In the architectual practice of cinematography, the space of the real
would be the illusionistic, depicted space of the setting of the scene
(inside a room, inside a courtyard, alongside a country road, etc).

The space of the actual splits in half - the first is the actual location
of shoot (where props, people, backdrops, staging, etc. were filmed and
also are on occasion, altered, moved, or faked as necessary to create the
image - even to go as far as to create elements digitally that do not
exist - or even to create the entire film digitially with no actual
photographic element). The second is the actual space of the viewer's
environment while viewing - sitting in the theatre, at home in front of
the TV, at a black-box gallery, inside of an elaborate media art
installation...).

Finally, the space of the virtual, which I think is the area that Marc is
most interested in - is the overlay that is generated by the real and the
actual, but exists only as generated in the minds of the viewer through
the process of imaginary construction.

We construct in our minds the space defined by the master, two, ECU, and
reverse shots.
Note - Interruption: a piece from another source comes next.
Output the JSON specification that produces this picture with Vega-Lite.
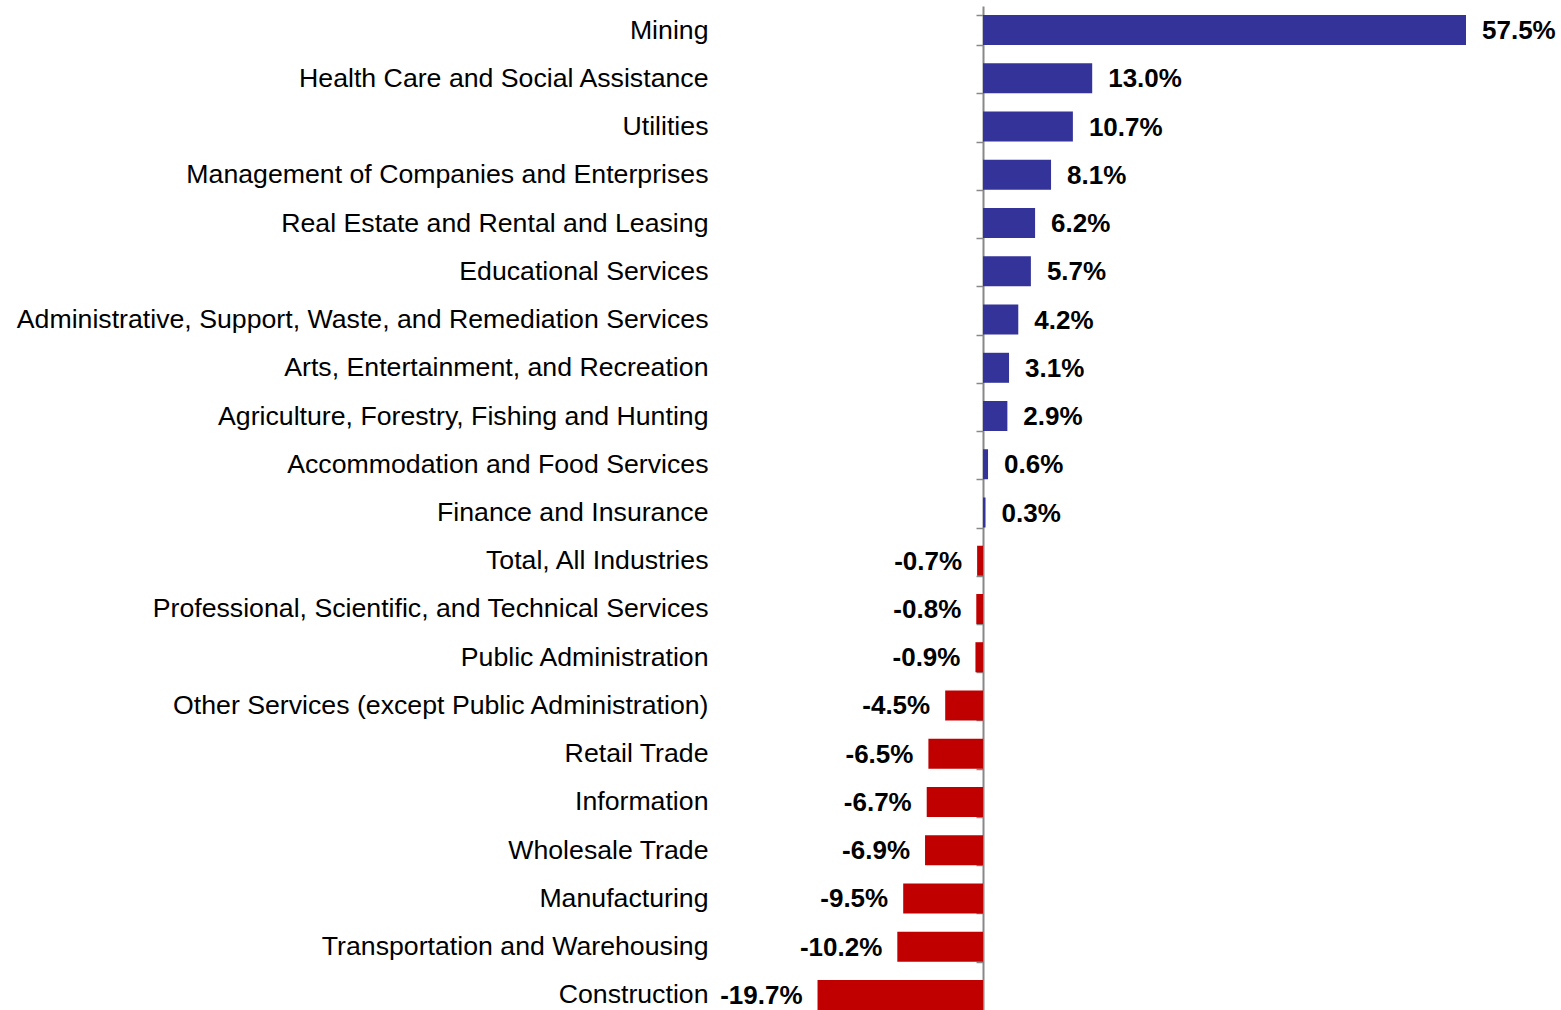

We construct in our minds the architectual "program" of the
sequence of shots. We generate connections to past ideas recently
witnessed within the project we are viewing - as well as connections back
to associated ideas from our own more distant memory.

So what would the goal of this program be, as applied to the poetics of
the spatialization of the moving image? I believe it is towards an art
practice where the final medium is memory.
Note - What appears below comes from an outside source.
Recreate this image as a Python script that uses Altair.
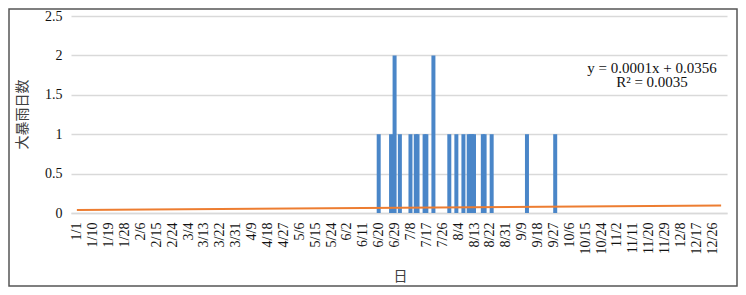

What else do we have? We have only memory and exchange. If all thought can
exist only as memory (even the most immediate thoughts or experiences we
have can only be formed through the construction of memory - as nothing
can exist in the ever-receding now-moment, but must be pushed out by the
next now-moment), and if memory is both a specific and a cumulative
construction, then all thought and all art is a result of past experiences
combined with the near-immediate re-configuration of these experiences.

The poetics of the spatialization of the moving image seem to be in
service of this near-immediate re-configuration. The black-box video
gallery, theatical cinematic apparartus, or elaborate video installation,
all seem crafted towards creating a environment where the re-configuration
can have maximum effect.

The most successful installations, for me, give value to the process of
imaginative construction, and respect and exploit the brain's ability to
create robust and highly personal mental images and ideas in association
to what is being seen in the actual space. Game designer Will Wright calls
the brain "the most powerful graphics rendering device" - and I think he
is right on when reccommending that the most compelling images are the
ones that can somehow trigger this renderer and employ it's power to do
the bulk of the work.

Images that try to replace the mental renderer often feel impoverished.
Personally, it is only recently that I have begun to understand that a
camera can do both - both depict and trigger.

This is where I believe that the spatialization of the moving image
differs from the cinematic apparatus of a movie theatre or even watching a
video at home: the place in which the moving image is presented is crafted
within the specific architectual program and artistic practice of
constructing memory, generated, in in a state of perpetual
near-completion, on the most powerful rendering device in the world.